The researchers investigated what happens in fat tissue in ordinary mice when the browning of white fat is promoted. The mice lived at 29°C until the researchers suddenly lowered the temperature to 5°C. They then monitored the fat tissue to determine how the mice reacted to the cold.

“We measured changes in protein abundance in the fat tissue across a 3-week time course in which cold remodelled the white fat into brown-like fat. Exposing the mice to cold dramatically altered the protein profile of the fat tissue, and we found that one of them, YBX1 (Y box binding protein 1), was induced early and especially caught our attention,” says Brice Emanuelli.

One reason why the researchers decided to focus on YBX1 was that its DNA code may be evolutionarily related to both bacteria and humans. When evolution preserves sequences and structures, this indicates that these are appropriate and essential functions. Another reason was YBX1’s very remarkable activation method.

“For decades, researchers have focused on the heat shock proteins that are activated if cells are exposed to intense heat, but YBX1 is one of the rarer cold shock proteins specifically activated by cold. We therefore decided to investigate what would happen if we up- or downregulated it,” explains Brice Emanuelli.

The researchers used small interfering RNAs, which can reduce or completely eliminate the expression of certain genes, and CRISPR-mediated induction of the same proteins to discover what happens if there is excess or no YBX1 protein.

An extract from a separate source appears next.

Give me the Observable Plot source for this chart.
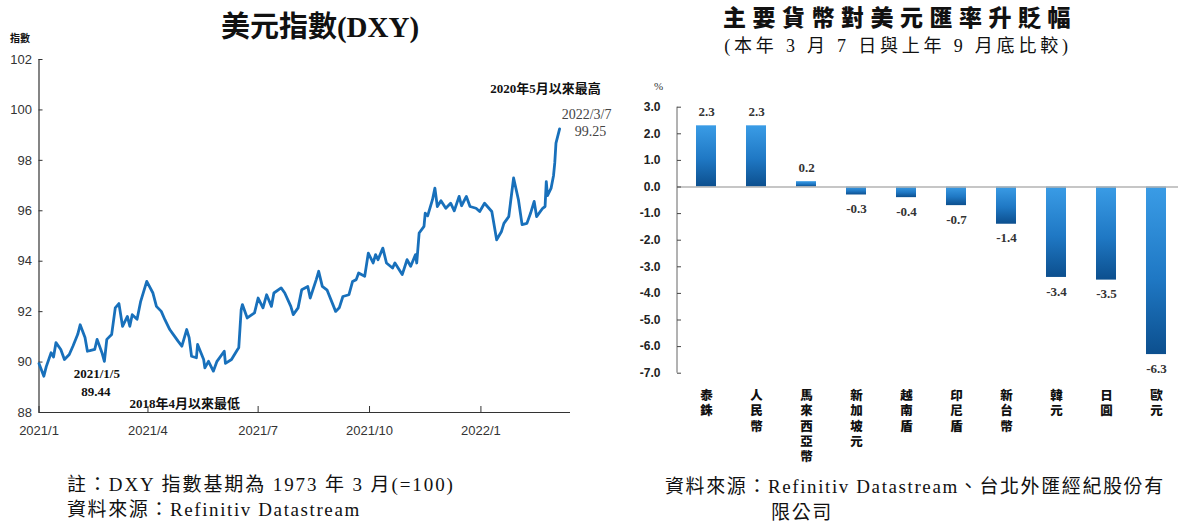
<!DOCTYPE html>
<html><head><meta charset="utf-8">
<script src="https://cdn.jsdelivr.net/npm/d3@7"></script>
<script src="https://cdn.jsdelivr.net/npm/@observablehq/plot@0.6"></script>
<style>
body{margin:0;background:#fff;}
#root{position:relative;width:1182px;height:525px;overflow:hidden;background:#fff;font-family:"Liberation Serif","Noto Sans CJK TC",serif;color:#111;}
.abs{position:absolute;white-space:nowrap;line-height:1.2;}
#left,#right{position:absolute;top:0;}
#left{left:0;z-index:2;}
#right{left:600px;z-index:1;}
</style></head><body><div id="root">
<div class="abs" style="left:320px;top:10px;transform:translateX(-50%);font-size:29px;font-weight:700;">美元指數(DXY)</div>
<div class="abs" style="left:10px;top:32px;font-size:10px;font-weight:700;font-family:'Noto Sans CJK TC';">指數</div>
<div class="abs" style="left:900px;top:4px;transform:translateX(-50%);font-size:23px;line-height:1.1;font-weight:900;letter-spacing:6.5px;font-family:'Noto Sans CJK TC';">主要貨幣對美元匯率升貶幅</div>
<div class="abs" style="left:898px;top:36px;transform:translateX(-50%);font-size:18px;letter-spacing:3.8px;">(本年 3 月 7 日與上年 9 月底比較)</div>
<div class="abs" style="left:654px;top:80px;font-size:11px;color:#333;">%</div>
<div class="abs" style="left:67px;top:474px;font-size:19px;letter-spacing:1.9px;">註：DXY 指數基期為 1973 年 3 月(=100)</div>
<div class="abs" style="left:67px;top:499px;font-size:19px;letter-spacing:1.6px;">資料來源：Refinitiv Datastream</div>
<div class="abs" style="left:665px;top:476px;font-size:19px;letter-spacing:1.6px;">資料來源：Refinitiv Datastream、台北外匯經紀股份有</div>
<div class="abs" style="left:802px;top:502px;transform:translateX(-50%);font-size:19px;letter-spacing:1.6px;">限公司</div>
<div id="left"></div>
<div id="right"></div>
</div>
<script>
// ---- Left chart: DXY daily index ----
const dxyDates = [
"2021-01-01","2021-01-05","2021-01-07","2021-01-11","2021-01-13","2021-01-15","2021-01-19","2021-01-22","2021-01-26","2021-01-29",
"2021-02-02","2021-02-04","2021-02-08","2021-02-10","2021-02-12","2021-02-16","2021-02-18","2021-02-22","2021-02-24","2021-02-26",
"2021-03-02","2021-03-05","2021-03-08","2021-03-11","2021-03-15","2021-03-17","2021-03-19","2021-03-23","2021-03-26","2021-03-31",
"2021-04-05","2021-04-08","2021-04-12","2021-04-15","2021-04-19","2021-04-22","2021-04-26","2021-04-29","2021-05-03","2021-05-05",
"2021-05-07","2021-05-11","2021-05-12","2021-05-17","2021-05-18","2021-05-21","2021-05-25","2021-05-28","2021-06-03","2021-06-04",
"2021-06-09","2021-06-14","2021-06-15","2021-06-17","2021-06-18","2021-06-22","2021-06-28","2021-07-01","2021-07-05","2021-07-08",
"2021-07-12","2021-07-14","2021-07-20","2021-07-23","2021-07-28","2021-07-30","2021-08-03","2021-08-06","2021-08-11","2021-08-13",
"2021-08-18","2021-08-20","2021-08-23","2021-08-27","2021-09-03","2021-09-06","2021-09-09","2021-09-14","2021-09-17","2021-09-20",
"2021-09-22","2021-09-27","2021-09-30","2021-10-04","2021-10-06","2021-10-08","2021-10-12","2021-10-15","2021-10-20","2021-10-22",
"2021-10-28","2021-11-01","2021-11-04","2021-11-08","2021-11-09","2021-11-11","2021-11-15","2021-11-16","2021-11-18","2021-11-22",
"2021-11-24","2021-11-26","2021-11-29","2021-12-03","2021-12-07","2021-12-10","2021-12-14","2021-12-16","2021-12-20","2021-12-23",
"2021-12-28","2021-12-31","2022-01-04","2022-01-10","2022-01-14","2022-01-18","2022-01-20","2022-01-24","2022-01-28","2022-02-01",
"2022-02-04","2022-02-08","2022-02-11","2022-02-14","2022-02-16","2022-02-21","2022-02-23","2022-02-24","2022-02-25","2022-02-28",
"2022-03-02","2022-03-03","2022-03-04","2022-03-07"
];
const dxyValues = [
89.94,89.44,89.82,90.37,90.20,90.77,90.50,90.10,90.30,90.63,
91.10,91.48,90.97,90.43,90.45,90.50,90.90,90.37,90.03,90.90,
91.09,92.15,92.32,91.42,91.81,91.42,91.88,91.70,92.41,93.20,
92.75,92.21,92.01,91.68,91.29,91.09,90.82,90.63,91.29,90.97,
90.23,90.17,90.70,90.10,89.77,90.03,89.64,90.03,90.43,89.95,
90.10,90.50,90.57,92.08,92.28,91.75,91.95,92.54,92.15,92.67,
92.21,92.74,92.94,92.74,92.21,91.88,92.15,92.87,93.00,92.54,
93.27,93.60,93.00,92.85,92.01,92.15,92.60,92.67,93.20,93.27,
93.53,93.40,94.32,93.93,94.26,94.06,94.52,93.93,93.73,93.93,
93.47,94.06,93.80,94.26,93.93,95.12,95.38,95.91,95.80,96.44,
96.90,96.17,96.40,96.10,96.30,96.00,96.57,96.20,96.57,96.17,
96.10,95.97,96.30,95.97,94.85,95.18,95.50,95.77,97.30,96.44,
95.45,95.50,95.90,96.37,95.77,96.10,96.17,97.16,96.60,96.90,
97.40,97.90,98.68,99.25
];
const dxyTicksY = [88, 90, 92, 94, 96, 98, 100, 102];
const dxyTicksX = ["2021-01-01", "2021-04-01", "2021-07-01", "2021-10-01", "2022-01-01"];
const dxyNotes = [
  {date: "2022-03-07", value: 99.25, text: "2020年5月以來最高", dx: -14, dy: -40, bold: true},
  {date: "2022-03-07", value: 99.25, text: "2022/3/7", dx: 27, dy: -14, bold: false},
  {date: "2022-03-07", value: 99.25, text: "99.25", dx: 31, dy: 3, bold: false},
  {date: "2021-01-05", value: 89.44, text: "2021/1/5", dx: 53, dy: -2, bold: true},
  {date: "2021-01-05", value: 89.44, text: "89.44", dx: 52, dy: 16, bold: true},
  {date: "2021-01-05", value: 89.44, text: "2018年4月以來最低", dx: 141, dy: 28, bold: true}
];

// ---- Right chart: currency change vs USD (%) ----
const currencies = ["泰銖","人民幣","馬來西亞幣","新加坡元","越南盾","印尼盾","新台幣","韓元","日圓","歐元"];
const changes = [2.3, 2.3, 0.2, -0.3, -0.4, -0.7, -1.4, -3.4, -3.5, -6.3];
const changeTicksY = [3, 2, 1, 0, -1, -2, -3, -4, -5, -6, -7];

const parse = s => new Date(s + "T00:00:00Z");
const dxy = dxyDates.map((d, i) => ({date: parse(d), value: dxyValues[i]}));
const notes = dxyNotes.map(n => ({...n, date: parse(n.date)}));
const xStart = parse("2021-01-01");
const xEnd = parse("2022-03-16");
const serif = "Liberation Serif, Noto Sans CJK TC, serif";
const narrow = "Liberation Sans Narrow, Liberation Sans, sans-serif";

const left = Plot.plot({
  width: 612, height: 445,
  marginLeft: 38.5, marginRight: 42, marginTop: 59, marginBottom: 33,
  style: {background: "transparent", overflow: "visible", color: "#222"},
  x: {type: "utc", domain: [xStart, xEnd]},
  y: {domain: [88, 102]},
  marks: [
    Plot.ruleY([88], {stroke: "#333", strokeWidth: 1.2}),
    Plot.ruleX([xStart], {y1: 88, y2: 102, stroke: "#333", strokeWidth: 1.2}),
    Plot.axisY(dxyTicksY, {tickSize: -4, tickPadding: 11, fontSize: 13, fontFamily: narrow, stroke: "#333", fill: "#333", label: null}),
    Plot.axisX(dxyTicksX.map(parse), {tickSize: -6, tickPadding: 19, fontSize: 13, fontFamily: narrow, stroke: "#333", fill: "#333", label: null,
      tickFormat: d => `${d.getUTCFullYear()}/${d.getUTCMonth() + 1}`}),
    Plot.line(dxy, {x: "date", y: "value", stroke: "#1870bb", strokeWidth: 2.8, strokeLinejoin: "round"}),
    ...notes.map(n => Plot.text([n], {x: "date", y: "value", text: "text", dx: n.dx, dy: n.dy,
      fontSize: n.bold ? 13 : 14, fontWeight: n.bold ? "bold" : "normal", fontFamily: serif, fill: n.bold ? "#111" : "#444"}))
  ]
});
document.getElementById("left").append(left);

const gradientDefs = () => {
  const ns = "http://www.w3.org/2000/svg";
  const defs = document.createElementNS(ns, "defs");
  const lg = document.createElementNS(ns, "linearGradient");
  lg.setAttribute("id", "barGrad");
  lg.setAttribute("x1", "0"); lg.setAttribute("y1", "0"); lg.setAttribute("x2", "0"); lg.setAttribute("y2", "1");
  [["0%", "#3a9ce6"], ["55%", "#1f78c4"], ["100%", "#0c4f8e"]].forEach(([o, c]) => {
    const s = document.createElementNS(ns, "stop");
    s.setAttribute("offset", o); s.setAttribute("stop-color", c); lg.appendChild(s);
  });
  defs.appendChild(lg);
  return defs;
};
const yAxisLine = (index, scales, values, dims) => {
  const ns = "http://www.w3.org/2000/svg";
  const l = document.createElementNS(ns, "line");
  const x0 = dims.marginLeft;
  l.setAttribute("x1", x0); l.setAttribute("x2", x0);
  l.setAttribute("y1", scales.y(3)); l.setAttribute("y2", scales.y(-7));
  l.setAttribute("stroke", "#666"); l.setAttribute("stroke-width", "1");
  return l;
};

const fx = currencies.map((c, i) => ({cur: c, val: changes[i]}));
const right = Plot.plot({
  width: 582, height: 470,
  marginLeft: 77, marginRight: 4, marginTop: 106.7, marginBottom: 97.3,
  style: {background: "transparent", overflow: "visible"},
  x: {type: "band", domain: currencies, paddingInner: 0.6, paddingOuter: 0.24, align: 0.6, axis: null},
  y: {domain: [-7, 3]},
  marks: [
    gradientDefs,
    Plot.barY(fx, {x: "cur", y: "val", fill: "url(#barGrad)"}),
    Plot.ruleY([0], {stroke: "#b3b3b3", strokeWidth: 1.6}),
    yAxisLine,
    Plot.axisY(changeTicksY, {tickSize: -4, tickPadding: 21, fontSize: 12, fontWeight: "bold", fontFamily: "Liberation Sans, Arial, sans-serif",
      stroke: "#444", fill: "#222", tickFormat: d => d.toFixed(1), label: null}),
    Plot.text(fx.filter(d => d.val > 0), {x: "cur", y: "val", text: d => d.val.toFixed(1), dy: -14,
      fontSize: 13, fontWeight: "bold", fontFamily: serif, fill: "#333"}),
    Plot.text(fx.filter(d => d.val < 0), {x: "cur", y: "val", text: d => d.val.toFixed(1), dy: 14,
      fontSize: 13, fontWeight: "bold", fontFamily: serif, fill: "#333"}),
    // category labels, written vertically (top-to-bottom) below the frame
    Plot.text(currencies, {x: d => d, frameAnchor: "bottom", textAnchor: "start", dy: 16, text: d => d,
      fontSize: 12.5, fontWeight: 900, fontFamily: "Noto Sans CJK TC", fill: "#111"})
  ]
});
// make the category texts vertical
right.querySelectorAll("text").forEach(t => {
  if (currencies.includes(t.textContent)) {
    t.style.writingMode = "vertical-rl";
    t.style.letterSpacing = "2.7px";
  }
});
document.getElementById("right").append(right);
</script>
</body></html>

“The evidence suggests that YBX1 plays a significant role in remodelling white fat into brown fat. The mice’s adipocytes (fat cells) failed to turn brown if we removed YBX1, whereas they were more brown and metabolically active when YBX1 protein was present in abundance,” says Brice Emanuelli.

Multifunctional protein

The new research is very exciting, since stimulating the browning of white fat is a promising way to improve metabolic health. Until now, the molecular mechanisms have been largely unknown, but with the new insight into how fat tissue responds to cold, researchers have obtained important knowledge about how to stimulate fat tissue to consume more energy – at least in mice.

“Among a core of 44 transcriptional regulators acutely regulated by cold, YBX1 is one of the key factors that we were seeking to discover, and we want to investigate how it is regulated, whether YBX1 plays a similar function in humans and especially whether YBX1, or some of the cellular processes it regulates, can be influenced in a sensible and safe way,” explains Brice Emanuelli.

YBX1 may not the obvious candidate to directly regulate, since it is involved in multiple biological processes such as the repression of protein translation, RNA stabilization and splicing, DNA repair, regulation of transcription and RNA composition of extracellular exosomes. YBX1 increases tumour growth in various types of cancer and is therefore a potential drug target in anticancer therapy. But it is also involved in cellular senescence and the determination of cell fate. The researchers therefore think that understanding the molecular mechanisms underlying its mode of action in fat cells is necessary to uncover promising alternative approaches to influencing fat metabolism.

“Activating white fat has enormous potential for combatting the obesity epidemic, and thus YBX1 is key to understanding the mechanisms behind the process. We will now continue trying to understand what YBX1 does and whether we can adjust other linked mechanisms to stimulate fat browning without compromising other key mechanisms in the cells,” says Brice Emanuelli.

White adipose remodeling during browning in mice involves YBX1 to drive thermogenic commitment” has been published in Molecular Metabolism. The main authors are employed at the .Novo Nordisk Foundation Center for Basic Metabolic Research, University of Copenhagen.